To those who do not delve very deeply into football, however, the trainer has always seemed to be of no very great importance. They see him on the field at many a halt in the course of the big game, swabbing off his charges with a huge sponge, bandaging broken heads, patching up hands, arms and ankles, especially ankles. But of all the hard work of the early season there is little evidence save to the tutored eye.
Yet the trainer is to-day one of the most important cogs in the football machine. The outsider would be surprised to learn the extent to which he is consulted on the most important details of the game. It has been said of Mike Murphy, for instance, that he knew as much about the game as the best of the coaches. He had ideas of his own, too, and they were generally good ones. While at Yale he was a better prophet of the result of the Harvard-Yale game than any one else at New Haven, and picked the score with frequency and surprising approach to absolute accuracy. Murphy's reputation, so far as the general public was concerned, rested largely on his work with the track and field teams, but men who followed football closely esteemed him quite as much for his efforts in the football season. Keene Fitzpatrick made a similar football reputation at Michigan, and Pooch Donovan has long been thoroughly appreciated at Harvard. The men mentioned stand at the top of the heap, but the country is full of good men who are gaining in experience every day and will reach the top when the Veterans settle back to enjoy their laurels.

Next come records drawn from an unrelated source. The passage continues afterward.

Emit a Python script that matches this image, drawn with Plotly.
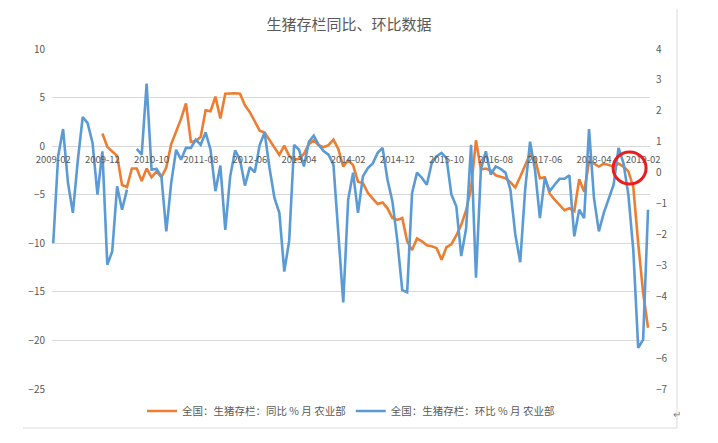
import pandas as pd
import plotly.graph_objects as go

months = [d.strftime("%Y-%m") for d in pd.date_range("2009-02-01", "2019-03-01", freq="MS")]

# 全国：生猪存栏：环比 (right axis)
mom = [-2.28, 0.53, 1.41, -0.33, -1.3, 0.4, 1.8, 1.6, 0.96, -0.71,
       0.69, -2.98, -2.55, -0.44, -1.2, -0.55, None, 0.77, 0.58, 2.88,
       0.1, 0.12, -0.12, -1.9, -0.33, 0.74, 0.42, 0.8, 0.8, 1.07,
       0.9, 1.3, 0.74, -0.6, 0.23, -1.85, -0.12, 0.72, 0.42, -0.42,
       0.18, 0.01, 0.9, 1.3, 0.15, -0.82, -1.3, -3.2, -2.2, 0.9,
       0.74, 0.2, 1.0, 1.2, 0.9, 0.7, 0.58, 0.26, -2.06, -4.2,
       -0.87, 0.0, -1.3, -0.12, 0.15, 0.3, 0.64, 0.8, -0.23, -0.93,
       -2.2, -3.8, -3.87, -0.66, 0.0, -0.17, -0.39, 0.31, 0.53, 0.64,
       0.47, -0.71, -1.09, -2.7, -1.8, 0.9, -3.4, 0.1, 0.69, -0.06,
       0.2, 0.12, 0.0, -0.55, -2.0, -2.9, -0.55, 1.0, 0.1, -1.47,
       -0.17, -0.6, -0.39, -0.2, -0.2, -0.09, -2.06, -1.2, -1.47, 1.41,
       -0.82, -1.9, -1.3, -0.87, -0.39, 0.8, 0.31, -0.71, -2.5, -5.67,
       -5.4, -1.2]

# 全国：生猪存栏：同比 (left axis)
yoy = [None] * 10 + [
       1.3, -0.07, -0.55, -1.0, -4.0, -4.2, -2.3, -2.3, -3.6, -2.3,
       -3.2, -2.6, -3.2, -2.2, 0.2, 1.5, 2.8, 4.4, 0.45, 0.5,
       0.96, 3.7, 3.6, 5.1, 2.85, 5.4, 5.45, 5.45, 5.4, 4.2,
       3.5, 2.5, 1.6, 1.4, 0.6, -0.2, -0.9, 0.05, -1.0, -1.4,
       -1.3, -0.8, 0.2, 0.6, 0.1, -0.1, 0.1, 0.68, -0.3, -2.1,
       -1.44, -1.95, -3.66, -3.8, -4.8, -5.4, -5.96, -5.8, -6.4, -7.4,
       -7.6, -7.4, -9.8, -10.7, -9.5, -9.8, -10.2, -10.3, -10.5, -11.7,
       -10.4, -10.1, -9.2, -8.1, -6.6, -4.35, 0.6, -2.4, -2.3, -2.5,
       -3.0, -3.15, -3.3, -3.7, -4.25, -3.15, -2.0, -0.8, -1.3, -3.3,
       -3.2, -4.9, -5.5, -6.1, -6.6, -6.4, -6.7, -3.4, -4.7, -1.6,
       -1.8, -2.1, -1.8, -1.95, -2.1, -1.8, -2.1, -2.6, -4.2, -10.0,
       -15.1, -18.7]

tick_labels = months[::10]
left_ticks = [10, 5, 0, -5, -10, -15, -20, -25]
right_ticks = [4, 3, 2, 1, 0, -1, -2, -3, -4, -5, -6, -7]

name_yoy = "全国：生猪存栏：同比 % 月 农业部"
name_mom = "全国：生猪存栏：环比 % 月 农业部"

FONT = "Noto Sans CJK SC"
GREY = "#595959"

fig = go.Figure()
fig.add_trace(go.Scatter(x=months, y=yoy, name=name_yoy, mode="lines",
                         line=dict(color="#ED7D31", width=2.6), yaxis="y"))
fig.add_trace(go.Scatter(x=months, y=mom, name=name_mom, mode="lines",
                         line=dict(color="#5B9BD5", width=2.6), yaxis="y2"))

OFF = 8  # page body margin
W, H = 718 - OFF, 443 - OFF
L, T = 52 - OFF, 49 - OFF
PW, PH = 598, 340
R, B = W - L - PW, H - T - PH
fig.update_layout(
    width=W, height=H,
    margin=dict(l=L, r=R, t=T, b=B, autoexpand=False),
    paper_bgcolor="white", plot_bgcolor="white",
    font=dict(family=FONT, color=GREY, size=10),
    title=dict(text="生猪存栏同比、环比数据", x=(349 - OFF) / W, xanchor="center",
               y=1 - (25 - OFF) / H, yanchor="middle",
               font=dict(family=FONT, size=15, color=GREY)),
    xaxis=dict(type="category", range=[-0.25, 121.4],
               tickvals=tick_labels, ticktext=tick_labels,
               showgrid=False, zeroline=False, showline=False,
               ticks="outside", ticklen=4, tickcolor="rgba(0,0,0,0)",
               anchor="free", position=25 / 35, automargin=False,
               tickfont=dict(size=9.5, color=GREY)),
    yaxis=dict(range=[-25, 10], tickvals=left_ticks, showgrid=True,
               gridcolor="#D9D9D9", gridwidth=1, zeroline=False,
               showline=False, ticks="", ticklabelstandoff=6, automargin=False,
               tickfont=dict(size=10, color=GREY)),
    yaxis2=dict(range=[-7, 4], tickvals=right_ticks, overlaying="y",
                side="right", showgrid=False, zeroline=False,
                showline=False, ticks="", ticklabelstandoff=5, automargin=False,
                tickfont=dict(size=10, color=GREY)),
    legend=dict(orientation="h", x=0.5, xanchor="center",
                y=(389 - 411) / PH, yanchor="middle",
                font=dict(size=10.5, color=GREY), bgcolor="rgba(0,0,0,0)"),
    showlegend=True,
)

def px(xp):
    return (xp - OFF - L) / PW
def py(yp):
    return (T + PH - (yp - OFF)) / PH

# red highlight circle around the latest turn
fig.add_shape(type="circle", xref="x", yref="y",
              x0=113.9, x1=120.6, y0=-3.9, y1=-0.6,
              line=dict(color="#E81E1E", width=3))
# chart-area border lines (document frame)
fig.add_shape(type="line", xref="paper", yref="paper",
              x0=px(677), x1=px(677), y0=py(9), y1=py(428),
              line=dict(color="#D9D9D9", width=1))
fig.add_shape(type="line", xref="paper", yref="paper",
              x0=px(23), x1=px(677), y0=py(428), y1=py(428),
              line=dict(color="#D9D9D9", width=1))
fig.add_annotation(text="↵", xref="paper", yref="paper", x=px(683), y=py(423),
                   showarrow=False, font=dict(size=10, color="#7F7F7F"))

fig.write_html("out.html")
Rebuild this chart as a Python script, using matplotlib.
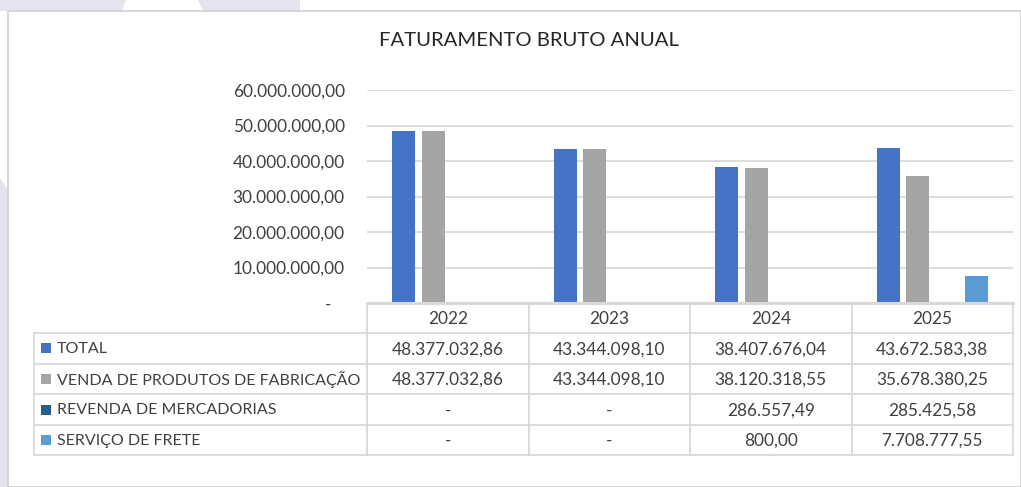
import matplotlib

matplotlib.use("Agg")
import matplotlib.pyplot as plt
from matplotlib.patches import Polygon, Rectangle

# ── palette (Excel office theme) ─────────────────────────────────────
BLUE = "#4472c4"
GRAY = "#a5a5a5"
DARK_BLUE = "#255e91"
LIGHT_BLUE = "#5b9bd5"
GRID = "#d9d9d9"
TEXT = "#404040"
LAVENDER = "#e4e4ee"

plt.rcParams["font.family"] = ["Lato", "DejaVu Sans"]

# ── data ─────────────────────────────────────────────────────────────
YEARS = ["2022", "2023", "2024", "2025"]
SERIES = ["TOTAL", "VENDA DE PRODUTOS DE FABRICAÇÃO",
          "REVENDA DE MERCADORIAS", "SERVIÇO DE FRETE"]
TOTAL = [48377032.86, 43344098.10, 38407676.04, 43672583.38]
VENDA = [48377032.86, 43344098.10, 38120318.55, 35678380.25]
REVENDA = [0, 0, 286557.49, 285425.58]
FRETE = [0, 0, 800.00, 7708777.55]
COLORS = [BLUE, GRAY, DARK_BLUE, LIGHT_BLUE]
YTICKS = [0, 10e6, 20e6, 30e6, 40e6, 50e6, 60e6]

W, H = 1021, 487
LABEL_FS = 11.5   # row labels
NUM_FS = 12.4     # numbers (Lato digits run narrow vs Calibri)


def br(v):
    if v == 0:
        return "-"
    s = f"{v:,.2f}"
    return s.replace(",", "X").replace(".", ",").replace("X", ".")


fig = plt.figure(figsize=(W / 100, H / 100), dpi=100)
fig.patch.set_facecolor("white")

# overlay in pixel coordinates: background, chart box, data table
bg = fig.add_axes([0, 0, 1, 1])
bg.set_xlim(0, W)
bg.set_ylim(H, 0)
bg.axis("off")
bg.add_patch(Polygon([(0, 0), (126, 0), (122, 11), (0, 11)], color=LAVENDER, lw=0))
bg.add_patch(Polygon([(198, 0), (300, 0), (300, 11), (203, 11)], color=LAVENDER, lw=0))
bg.add_patch(Polygon([(0, 178), (8, 190), (8, H), (0, H)], color=LAVENDER, lw=0))
bg.add_patch(Rectangle((8, 11), W - 8, H - 11, facecolor="white", edgecolor="#d0d0d0", lw=1.2))

bg.text(529, 41, "FATURAMENTO BRUTO ANUAL", ha="center", va="center",
        fontsize=14.6, color="#262626")

# plot area geometry (pixels)
PL, PR, PT, PB = 367, 1013, 90, 303
col_w = (PR - PL) / len(YEARS)
rows = [303, 333, 363.5, 394, 425, 455]
TL = 34

lk = dict(color=GRID, lw=1.3, zorder=1)
for y in rows[1:]:
    bg.plot([TL, PR], [y, y], **lk)
bg.plot([TL, TL], [rows[1], rows[-1]], **lk)
for i in range(len(YEARS) + 1):
    x = PL + i * col_w
    bg.plot([x, x], [rows[0], rows[-1]], **lk)

for i, yr in enumerate(YEARS):
    bg.text(PL + (i + 0.5) * col_w, (rows[0] + rows[1]) / 2 + 1, yr,
            ha="center", va="center", fontsize=NUM_FS, color=TEXT)

for r, (name, vals, c) in enumerate(zip(SERIES, [TOTAL, VENDA, REVENDA, FRETE], COLORS)):
    yc = (rows[r + 1] + rows[r + 2]) / 2
    bg.add_patch(Rectangle((41, yc - 5), 10, 10, color=c, lw=0))
    bg.text(57, yc + 1, name, ha="left", va="center", fontsize=LABEL_FS, color=TEXT)
    for i, v in enumerate(vals):
        bg.text(PL + (i + 0.5) * col_w, yc + 1, br(v), ha="center", va="center",
                fontsize=NUM_FS, color=TEXT)

# bar chart
ax = fig.add_axes([PL / W, (H - PB) / H, (PR - PL) / W, (PB - PT) / H])
ax.set_facecolor("none")
x = range(len(YEARS))
width = 0.142
offsets = [-0.272, -0.09, 0.09, 0.272]
for vals, c, off in zip([TOTAL, VENDA, REVENDA, FRETE], COLORS, offsets):
    ax.bar([i + off for i in x], vals, width=width, color=c, zorder=3)

ax.set_xlim(-0.5, len(YEARS) - 0.5)
ax.set_ylim(0, 60e6)
ax.set_yticks(YTICKS)
ax.set_yticklabels(["-   "] + [br(v) for v in YTICKS[1:]])
ax.set_xticks([])
ax.tick_params(axis="y", length=0, pad=16, labelsize=NUM_FS, labelcolor=TEXT)
ax.grid(axis="y", color=GRID, lw=1.3, zorder=0)
# table header line doubles as the category axis
ax.axhline(0, color=GRID, lw=2.2, zorder=4, clip_on=False)
for s in ax.spines.values():
    s.set_visible(False)

fig.savefig("out.png", dpi=100)
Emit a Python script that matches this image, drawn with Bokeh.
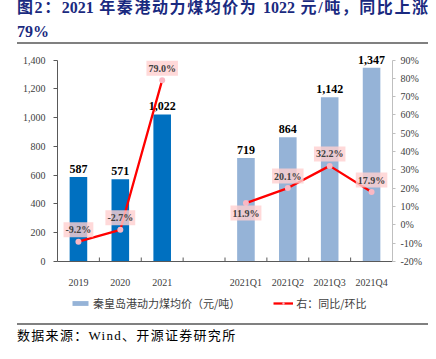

Now aside from his regular duties in conditioning the team, in apportioning the time each man or set of men ought to be allowed to work in practice, and in bandaging, devising defensive armor and the like, the trainer is of the utmost value to the coach in that he is in touch with the team after it has passed from under the eye of the coach. Both coach and trainer are presumably experts in judging men and their moods, but the trainer sees his charges at their worst as well as their best. They are turned over to him after a hard day's practice, frequently tired and worn, and perhaps discouraged to the last degree. Once back in the gymnasium they are apt to relax mentally as well as physically, sometimes almost to the point of breakdown. It is in such circumstances that the "yellow streak" is often apt to show, that flinch that is often so well concealed on the field up to the day of the big game. Under the same conditions pluck,too, comes to the surface, and the trainer has a chance to find out why a certain candidate had an off day. It may have been that the young fellow concealed his hurt from the coach fearing that it would spoil his chance of making the eleven. He cannot, however, conceal it from the trainer, who promptly orders him on the hospital list and tells the coach what the trouble has been. A report also goes in concerning the over-tender apparent star who whines about his bruises and demands all the trainer's time while men more sorely in need of attention never raise a whimper.